* What to work on *
Of the material below, the lines to be retyped are those from the line containing "Rebuild this chart" through the line containing "k = list(range(23))", inclusive; reproduce them exactly.

* Recorded information *
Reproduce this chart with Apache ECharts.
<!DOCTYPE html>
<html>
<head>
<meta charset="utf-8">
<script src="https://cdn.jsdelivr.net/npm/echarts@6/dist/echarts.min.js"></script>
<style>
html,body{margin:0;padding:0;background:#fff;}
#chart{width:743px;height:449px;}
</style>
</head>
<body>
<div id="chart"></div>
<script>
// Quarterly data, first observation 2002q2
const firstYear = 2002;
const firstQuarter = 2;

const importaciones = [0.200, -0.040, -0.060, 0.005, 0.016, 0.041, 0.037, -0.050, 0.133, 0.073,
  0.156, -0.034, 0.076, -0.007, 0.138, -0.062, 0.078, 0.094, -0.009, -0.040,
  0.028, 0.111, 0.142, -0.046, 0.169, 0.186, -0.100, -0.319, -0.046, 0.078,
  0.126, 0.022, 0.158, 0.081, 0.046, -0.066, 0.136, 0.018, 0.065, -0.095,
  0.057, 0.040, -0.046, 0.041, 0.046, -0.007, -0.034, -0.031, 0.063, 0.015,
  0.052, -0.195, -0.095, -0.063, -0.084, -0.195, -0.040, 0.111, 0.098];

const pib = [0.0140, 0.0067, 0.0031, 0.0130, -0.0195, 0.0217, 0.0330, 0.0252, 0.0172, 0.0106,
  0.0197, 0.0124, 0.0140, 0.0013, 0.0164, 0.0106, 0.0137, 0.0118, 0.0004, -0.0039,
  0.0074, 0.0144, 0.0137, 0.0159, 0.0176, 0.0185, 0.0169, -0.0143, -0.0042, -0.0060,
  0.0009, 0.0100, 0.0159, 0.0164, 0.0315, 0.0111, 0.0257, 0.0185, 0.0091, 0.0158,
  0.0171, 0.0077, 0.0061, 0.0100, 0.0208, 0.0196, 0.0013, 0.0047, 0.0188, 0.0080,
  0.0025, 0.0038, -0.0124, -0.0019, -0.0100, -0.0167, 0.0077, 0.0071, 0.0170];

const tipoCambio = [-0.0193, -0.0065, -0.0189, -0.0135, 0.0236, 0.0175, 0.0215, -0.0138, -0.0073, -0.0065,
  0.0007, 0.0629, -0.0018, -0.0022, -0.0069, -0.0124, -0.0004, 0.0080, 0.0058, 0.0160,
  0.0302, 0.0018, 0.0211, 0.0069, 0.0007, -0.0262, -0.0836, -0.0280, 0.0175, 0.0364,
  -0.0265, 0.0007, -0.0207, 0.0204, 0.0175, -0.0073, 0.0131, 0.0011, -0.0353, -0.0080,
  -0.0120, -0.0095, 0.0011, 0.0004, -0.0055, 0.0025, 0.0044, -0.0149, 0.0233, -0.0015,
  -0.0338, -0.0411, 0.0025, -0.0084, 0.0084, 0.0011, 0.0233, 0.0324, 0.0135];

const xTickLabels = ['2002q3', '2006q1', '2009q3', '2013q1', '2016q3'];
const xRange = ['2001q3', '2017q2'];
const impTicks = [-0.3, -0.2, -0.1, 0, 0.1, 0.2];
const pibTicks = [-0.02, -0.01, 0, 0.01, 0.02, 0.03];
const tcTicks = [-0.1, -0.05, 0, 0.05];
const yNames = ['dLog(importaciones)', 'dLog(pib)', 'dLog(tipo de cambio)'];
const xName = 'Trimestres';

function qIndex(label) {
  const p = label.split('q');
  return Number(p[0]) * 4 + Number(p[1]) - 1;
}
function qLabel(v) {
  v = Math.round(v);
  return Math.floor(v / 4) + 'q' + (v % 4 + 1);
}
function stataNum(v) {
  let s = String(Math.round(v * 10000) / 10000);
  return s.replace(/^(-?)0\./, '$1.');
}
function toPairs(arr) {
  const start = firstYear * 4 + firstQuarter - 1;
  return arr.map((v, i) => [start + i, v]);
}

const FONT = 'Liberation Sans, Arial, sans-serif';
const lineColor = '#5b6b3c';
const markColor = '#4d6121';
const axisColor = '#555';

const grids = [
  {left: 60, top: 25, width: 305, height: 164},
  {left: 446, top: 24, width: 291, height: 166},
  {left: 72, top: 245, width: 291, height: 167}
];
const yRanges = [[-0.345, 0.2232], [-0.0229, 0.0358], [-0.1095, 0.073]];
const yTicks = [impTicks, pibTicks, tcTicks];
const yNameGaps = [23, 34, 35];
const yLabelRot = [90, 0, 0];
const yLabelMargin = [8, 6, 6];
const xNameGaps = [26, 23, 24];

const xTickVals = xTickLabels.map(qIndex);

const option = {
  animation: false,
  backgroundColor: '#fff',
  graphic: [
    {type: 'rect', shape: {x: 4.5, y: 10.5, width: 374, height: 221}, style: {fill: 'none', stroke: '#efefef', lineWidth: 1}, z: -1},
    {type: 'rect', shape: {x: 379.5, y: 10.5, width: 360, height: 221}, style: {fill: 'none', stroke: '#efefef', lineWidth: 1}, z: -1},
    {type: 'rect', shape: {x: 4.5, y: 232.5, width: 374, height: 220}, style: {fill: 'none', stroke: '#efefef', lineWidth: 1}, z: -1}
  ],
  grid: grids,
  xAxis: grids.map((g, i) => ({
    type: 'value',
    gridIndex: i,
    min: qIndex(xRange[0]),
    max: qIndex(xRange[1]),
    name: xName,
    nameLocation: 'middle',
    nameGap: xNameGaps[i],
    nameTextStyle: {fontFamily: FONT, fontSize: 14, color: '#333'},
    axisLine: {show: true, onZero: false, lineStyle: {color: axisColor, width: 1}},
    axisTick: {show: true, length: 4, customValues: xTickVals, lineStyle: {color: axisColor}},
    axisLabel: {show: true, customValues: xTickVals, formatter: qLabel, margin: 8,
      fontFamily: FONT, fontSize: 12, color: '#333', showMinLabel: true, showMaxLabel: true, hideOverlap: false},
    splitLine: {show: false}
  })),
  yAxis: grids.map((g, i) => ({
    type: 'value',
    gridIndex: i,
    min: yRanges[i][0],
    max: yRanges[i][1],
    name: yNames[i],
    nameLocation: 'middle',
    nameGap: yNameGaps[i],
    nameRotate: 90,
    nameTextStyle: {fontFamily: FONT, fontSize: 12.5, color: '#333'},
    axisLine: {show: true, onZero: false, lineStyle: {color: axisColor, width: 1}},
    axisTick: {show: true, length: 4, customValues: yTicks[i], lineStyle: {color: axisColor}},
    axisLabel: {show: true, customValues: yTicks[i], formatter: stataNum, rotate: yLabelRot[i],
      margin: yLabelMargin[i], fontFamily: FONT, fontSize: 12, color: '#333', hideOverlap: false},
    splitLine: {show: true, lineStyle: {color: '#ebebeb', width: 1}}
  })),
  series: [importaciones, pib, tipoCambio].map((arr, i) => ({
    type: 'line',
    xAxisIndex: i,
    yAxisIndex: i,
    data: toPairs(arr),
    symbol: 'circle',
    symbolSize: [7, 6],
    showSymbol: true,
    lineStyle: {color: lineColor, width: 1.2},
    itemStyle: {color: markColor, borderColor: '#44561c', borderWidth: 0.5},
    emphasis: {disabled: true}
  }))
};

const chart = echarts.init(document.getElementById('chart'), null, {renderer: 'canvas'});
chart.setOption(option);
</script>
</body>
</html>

* * *

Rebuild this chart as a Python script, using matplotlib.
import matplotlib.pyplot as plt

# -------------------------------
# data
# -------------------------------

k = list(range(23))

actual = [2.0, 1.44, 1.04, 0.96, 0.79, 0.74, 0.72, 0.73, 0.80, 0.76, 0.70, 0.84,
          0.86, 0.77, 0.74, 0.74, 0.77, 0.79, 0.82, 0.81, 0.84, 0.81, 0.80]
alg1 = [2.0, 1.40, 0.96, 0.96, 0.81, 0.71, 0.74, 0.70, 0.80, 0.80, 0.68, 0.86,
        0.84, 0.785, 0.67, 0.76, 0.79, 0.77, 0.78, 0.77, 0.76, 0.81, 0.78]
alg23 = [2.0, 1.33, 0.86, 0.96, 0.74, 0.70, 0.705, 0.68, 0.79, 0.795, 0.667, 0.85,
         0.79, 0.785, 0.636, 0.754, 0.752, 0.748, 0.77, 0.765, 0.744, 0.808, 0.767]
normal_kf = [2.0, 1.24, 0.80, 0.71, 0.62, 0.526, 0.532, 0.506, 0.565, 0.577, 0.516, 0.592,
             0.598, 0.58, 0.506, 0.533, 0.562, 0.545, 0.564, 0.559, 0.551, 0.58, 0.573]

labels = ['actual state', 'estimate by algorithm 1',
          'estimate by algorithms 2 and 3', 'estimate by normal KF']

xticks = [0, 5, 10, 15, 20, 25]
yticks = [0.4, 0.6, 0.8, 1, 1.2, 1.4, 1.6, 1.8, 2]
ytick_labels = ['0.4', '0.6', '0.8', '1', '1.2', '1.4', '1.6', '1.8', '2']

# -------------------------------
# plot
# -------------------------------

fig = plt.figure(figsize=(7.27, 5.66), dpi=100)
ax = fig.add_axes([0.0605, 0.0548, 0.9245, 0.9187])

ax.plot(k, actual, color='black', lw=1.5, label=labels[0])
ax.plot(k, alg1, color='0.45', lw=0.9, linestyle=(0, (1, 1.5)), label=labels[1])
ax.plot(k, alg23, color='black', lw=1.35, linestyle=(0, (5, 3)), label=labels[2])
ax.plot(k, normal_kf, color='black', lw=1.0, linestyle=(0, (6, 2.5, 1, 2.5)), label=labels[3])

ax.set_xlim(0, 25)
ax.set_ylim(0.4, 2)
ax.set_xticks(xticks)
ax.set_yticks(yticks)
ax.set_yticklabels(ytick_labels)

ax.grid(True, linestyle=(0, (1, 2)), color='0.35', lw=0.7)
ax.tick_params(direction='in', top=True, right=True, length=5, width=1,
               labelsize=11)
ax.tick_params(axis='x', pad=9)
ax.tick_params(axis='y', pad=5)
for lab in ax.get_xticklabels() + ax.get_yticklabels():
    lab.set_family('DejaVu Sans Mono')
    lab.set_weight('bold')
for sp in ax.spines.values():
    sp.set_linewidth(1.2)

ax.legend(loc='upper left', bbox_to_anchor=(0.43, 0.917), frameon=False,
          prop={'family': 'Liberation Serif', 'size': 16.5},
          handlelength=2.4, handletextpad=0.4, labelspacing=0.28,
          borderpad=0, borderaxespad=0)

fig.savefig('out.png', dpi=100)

* Written answer *
Rebuild this chart as a Python script, using matplotlib.
import matplotlib.pyplot as plt

# -------------------------------
# data
# -------------------------------

k = list(range(23))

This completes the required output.